+++ Data extract

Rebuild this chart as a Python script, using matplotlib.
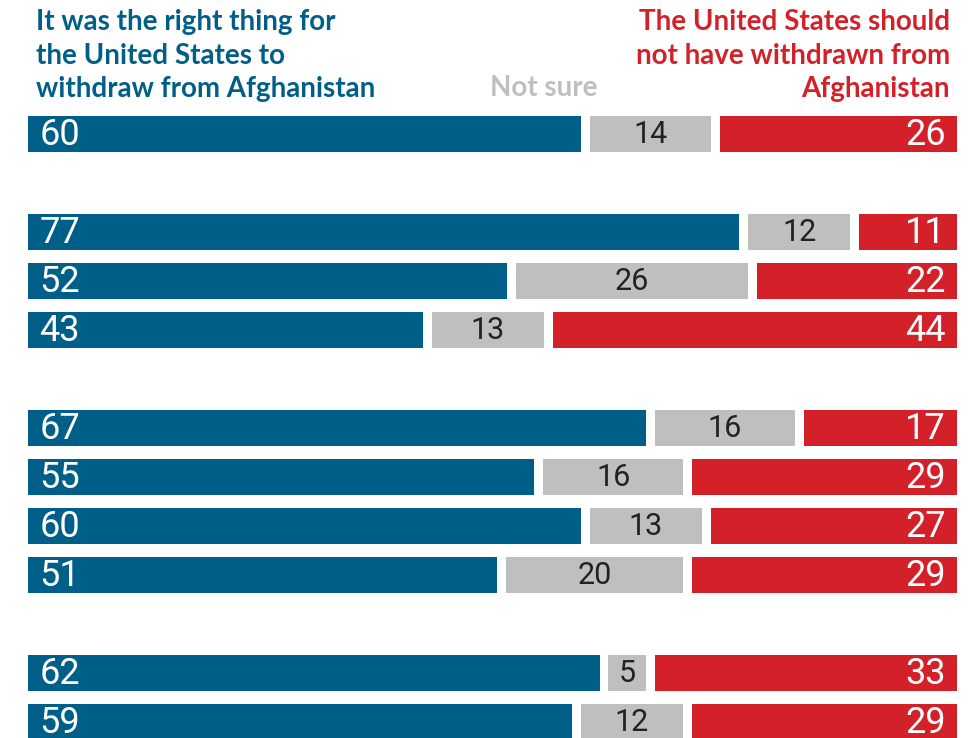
import matplotlib
matplotlib.use("Agg")
import matplotlib.pyplot as plt
from matplotlib import font_manager

# Data
right_thing = [60, 77, 52, 43, 67, 55, 60, 51, 62, 59]
not_sure = [14, 12, 26, 13, 16, 16, 13, 20, 5, 12]
should_not = [26, 11, 22, 44, 17, 29, 27, 29, 33, 29]
rows = [0, 2, 3, 4, 6, 7, 8, 9, 11, 12]  # blank rows separate the groups

header_left = "It was the right thing for\nthe United States to\nwithdraw from Afghanistan"
header_mid = "Not sure"
header_right = "The United States should\nnot have withdrawn from\nAfghanistan"

BLUE = "#005f89"
GRAY = "#bfbfbf"
RED = "#d42129"

names = {f.name for f in font_manager.fontManager.ttflist}
num_font = ["Liberation Sans Narrow", "DejaVu Sans"] if "Liberation Sans Narrow" in names else ["Roboto", "DejaVu Sans"]
head_font = ["Lato", "DejaVu Sans"]

W, H = 980, 738
fig = plt.figure(figsize=(W / 100, H / 100), dpi=100)
ax = fig.add_axes([28 / W, 0, (957 - 28) / W, 1])
ax.set_xlim(0, 100)
ax.set_ylim((738 - 134) / 49, -134 / 49)
ax.axis("off")

gap = 0.48  # half of the white gap between segments, in percent units
bh = 36 / 49

for y, a, b, c in zip(rows, right_thing, not_sure, should_not):
    ax.barh(y, a - gap, left=0, height=bh, color=BLUE, linewidth=0)
    ax.barh(y, b - 2 * gap, left=a + gap, height=bh, color=GRAY, linewidth=0)
    ax.barh(y, c - gap, left=a + b + gap, height=bh, color=RED, linewidth=0)
    ax.text(1.2, y + 0.02, str(a), color="white", fontsize=26, family=num_font,
            ha="left", va="center")
    ax.text(a + b / 2, y + 0.02, str(b), color="#222222", fontsize=22, family=num_font,
            ha="center", va="center")
    ax.text(98.8, y + 0.02, str(c), color="white", fontsize=26, family=num_font,
            ha="right", va="center")

# headers
hs = 20
fig.text(36 / W, 1 - 9 / H, header_left, color=BLUE, fontsize=hs, family=head_font,
         weight="bold", ha="left", va="top", linespacing=1.36)
fig.text(950 / W, 1 - 9 / H, header_right, color=RED, fontsize=hs, family=head_font,
         weight="bold", ha="right", va="top", linespacing=1.36, multialignment="right")
fig.text(490 / W, 1 - 96 / H, header_mid, color=GRAY, fontsize=hs, family=head_font,
         weight="bold", ha="left", va="baseline")

fig.savefig("out.png", dpi=100)
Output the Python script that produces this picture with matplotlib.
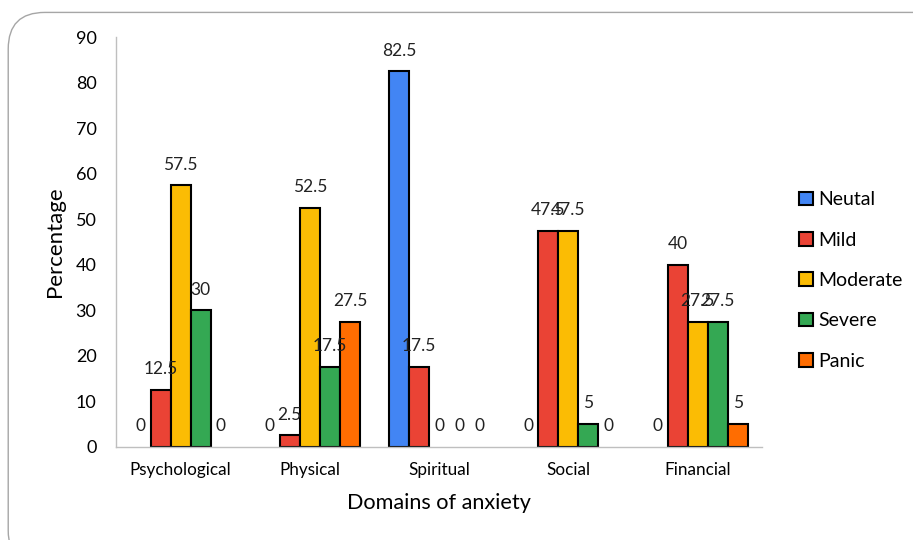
import matplotlib.pyplot as plt
from matplotlib.patches import FancyBboxPatch
import numpy as np

plt.rcParams['font.family'] = ['Lato', 'DejaVu Sans']

# anxiety domains and the percentage in each level
domains = ['Psychological', 'Physical', 'Spiritual', 'Social', 'Financial']
levels = ['Neutal', 'Mild', 'Moderate', 'Severe', 'Panic']
neutal = [0, 0, 82.5, 0, 0]
mild = [12.5, 2.5, 17.5, 47.5, 40]
moderate = [57.5, 52.5, 0, 47.5, 27.5]
severe = [30, 17.5, 0, 5, 27.5]
panic = [0, 27.5, 0, 0, 5]
series = [neutal, mild, moderate, severe, panic]
colors = ['#4285F4', '#EA4335', '#FBBC04', '#34A853', '#FF6D01']

fig = plt.figure(figsize=(9.13, 5.4), dpi=100)
# rounded frame around the chart
frame = FancyBboxPatch((0.009, -0.05), 1.05, 1.027, boxstyle='round,pad=0,rounding_size=0.04',
                       transform=fig.transFigure, facecolor='none', edgecolor='#A6A6A6',
                       linewidth=1.0, mutation_aspect=913 / 540, zorder=-1)
fig.patches.append(frame)

ax = fig.add_axes([0.127, 0.173, 0.708, 0.758])
ax.patch.set_alpha(0)

x = np.arange(len(domains))
w = 0.155
for i, (vals, c, name) in enumerate(zip(series, colors, levels)):
    pos = x + (i - 2) * w
    lw = [1.5 if v > 0 else 0 for v in vals]
    ax.bar(pos, vals, w, color=c, edgecolor='black', linewidth=lw, label=name)
    for px, v in zip(pos, vals):
        ax.annotate(f'{v:g}', (px, v), xytext=(0, 9), textcoords='offset points',
                    ha='center', va='bottom', fontsize=12.5, color='#222222')

ax.set_xlim(-0.5, len(domains) - 0.5)
ax.set_ylim(0, 90)
ax.set_yticks(range(0, 91, 10))
ax.set_xticks(x)
ax.set_xticklabels(domains, fontsize=12.3)
ax.tick_params(axis='y', length=0, pad=14, labelsize=13)
ax.tick_params(axis='x', length=0, pad=11)
for s in ['top', 'right']:
    ax.spines[s].set_visible(False)
for s in ['left', 'bottom']:
    ax.spines[s].set_color('#BFBFBF')
    ax.spines[s].set_linewidth(1.0)

ax.set_ylabel('Percentage', fontsize=16, labelpad=8)
ax.set_xlabel('Domains of anxiety', fontsize=15.6, labelpad=11)

leg = ax.legend(loc='center left', bbox_to_anchor=(1.03, 0.406), frameon=False,
                fontsize=14, handlelength=0.7, handleheight=0.7,
                handletextpad=0.3, labelspacing=1.2)
for h in leg.legend_handles:
    h.set_linewidth(1.5)

fig.savefig('out.png', dpi=100)
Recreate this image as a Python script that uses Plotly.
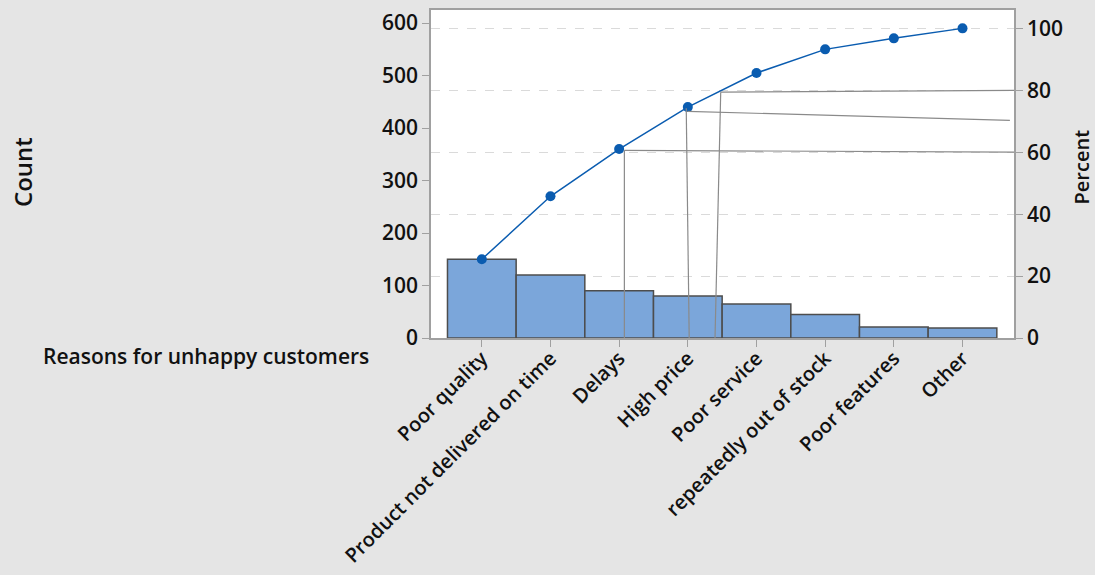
import plotly.graph_objects as go

categories = ["Poor quality", "Product not delivered on time", "Delays", "High price",
              "Poor service", "repeatedly out of stock", "Poor features", "Other"]
counts = [150, 120, 90, 80, 65, 45, 21, 19]
left_ticks = [0, 100, 200, 300, 400, 500, 600]
right_ticks = [0, 20, 40, 60, 80, 100]

# stray grey leader lines visible in the reference (category index, percent)
guide_lines = [
    ((2.076, 60.6), (2.076, 0.0)),
    ((2.076, 60.6), (7.75, 60.0)),
    ((2.977, 74.2), (3.02, 0.0)),
    ((2.993, 73.2), (7.69, 70.3)),
    ((3.479, 79.4), (3.396, 0.0)),
    ((3.479, 79.4), (7.75, 80.0)),
]

total = sum(counts)
cum = []
s = 0
for c in counts:
    s += c
    cum.append(s)
cum_pct = [v / total * 100 for v in cum]

xs = list(range(len(categories)))
y_max = 625
font = dict(family="Open Sans", size=21, color="#111111", weight=600)
xfont = dict(family="Open Sans", size=20, color="#111111", weight=600)

fig = go.Figure()
fig.add_trace(go.Bar(x=xs, y=counts, width=1.0,
                     marker=dict(color="#7BA6DA", line=dict(color="#4D4D4D", width=1.5)),
                     yaxis="y"))
fig.add_trace(go.Scatter(x=xs, y=cum_pct, mode="lines+markers",
                         line=dict(color="#0A5CB0", width=1.5),
                         marker=dict(color="#0A5CB0", size=10),
                         yaxis="y2"))

for (x0, y0), (x1, y1) in guide_lines:
    fig.add_shape(type="line", x0=x0, y0=y0, x1=x1, y1=y1, xref="x", yref="y2",
                  line=dict(color="#8A8A8A", width=1.2), layer="above")

fig.update_layout(
    width=1095, height=575,
    paper_bgcolor="#E5E5E5", plot_bgcolor="#FFFFFF",
    margin=dict(l=431, r=81, t=10, b=237, autoexpand=False),
    showlegend=False,
    font=font,
    xaxis=dict(range=[-0.74, 7.75], tickmode="array", tickvals=xs, ticktext=categories,
               tickangle=-45, ticks="outside", ticklen=7, tickcolor="#A0A0A0",
               ticklabelstandoff=-8,
               showline=True, linecolor="#A0A0A0", linewidth=1.5, mirror=True,
               showgrid=False, zeroline=False, tickfont=xfont, automargin=False),
    yaxis=dict(range=[0, y_max], tickvals=left_ticks, ticks="outside", ticklen=7,
               tickcolor="#A0A0A0", showline=True, linecolor="#A0A0A0", linewidth=1.5,
               showgrid=False, zeroline=False, tickfont=font, automargin=False),
    yaxis2=dict(range=[0, y_max * 100 / total], tickvals=right_ticks, overlaying="y",
                side="right", ticks="outside", ticklen=7, tickcolor="#A0A0A0",
                showline=True, linecolor="#A0A0A0", linewidth=1.5,
                showgrid=True, gridcolor="#DADADA", griddash="dash", gridwidth=1,
                zeroline=False, tickfont=font, automargin=False),
)

fig.add_annotation(text="Count", xref="paper", yref="paper", x=-0.7015, y=0.506,
                   textangle=-90, showarrow=False,
                   font=dict(family="Open Sans", size=24, color="#111111", weight=600),
                   xanchor="center", yanchor="middle")
fig.add_annotation(text="Percent", xref="paper", yref="paper", x=1.115, y=0.52,
                   textangle=-90, showarrow=False,
                   font=dict(family="Open Sans", size=20, color="#111111", weight=600),
                   xanchor="center", yanchor="middle")
fig.add_annotation(text="Reasons for unhappy customers", xref="paper", yref="paper",
                   x=-0.103, y=-0.055, showarrow=False, font=font,
                   xanchor="right", yanchor="middle")

fig.write_html("out.html")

++++++

**Problem description:**
From the records above, give again only the part that opens with the line containing "Recreate this image" and closes with the line containing "cum_pct = [v / total * 100 for v in cum]". Keep both ends but drop the pictures.

**Response to the exercise:**
Recreate this image as a Python script that uses Plotly.
import plotly.graph_objects as go

categories = ["Poor quality", "Product not delivered on time", "Delays", "High price",
              "Poor service", "repeatedly out of stock", "Poor features", "Other"]
counts = [150, 120, 90, 80, 65, 45, 21, 19]
left_ticks = [0, 100, 200, 300, 400, 500, 600]
right_ticks = [0, 20, 40, 60, 80, 100]

# stray grey leader lines visible in the reference (category index, percent)
guide_lines = [
    ((2.076, 60.6), (2.076, 0.0)),
    ((2.076, 60.6), (7.75, 60.0)),
    ((2.977, 74.2), (3.02, 0.0)),
    ((2.993, 73.2), (7.69, 70.3)),
    ((3.479, 79.4), (3.396, 0.0)),
    ((3.479, 79.4), (7.75, 80.0)),
]

total = sum(counts)
cum = []
s = 0
for c in counts:
    s += c
    cum.append(s)
cum_pct = [v / total * 100 for v in cum]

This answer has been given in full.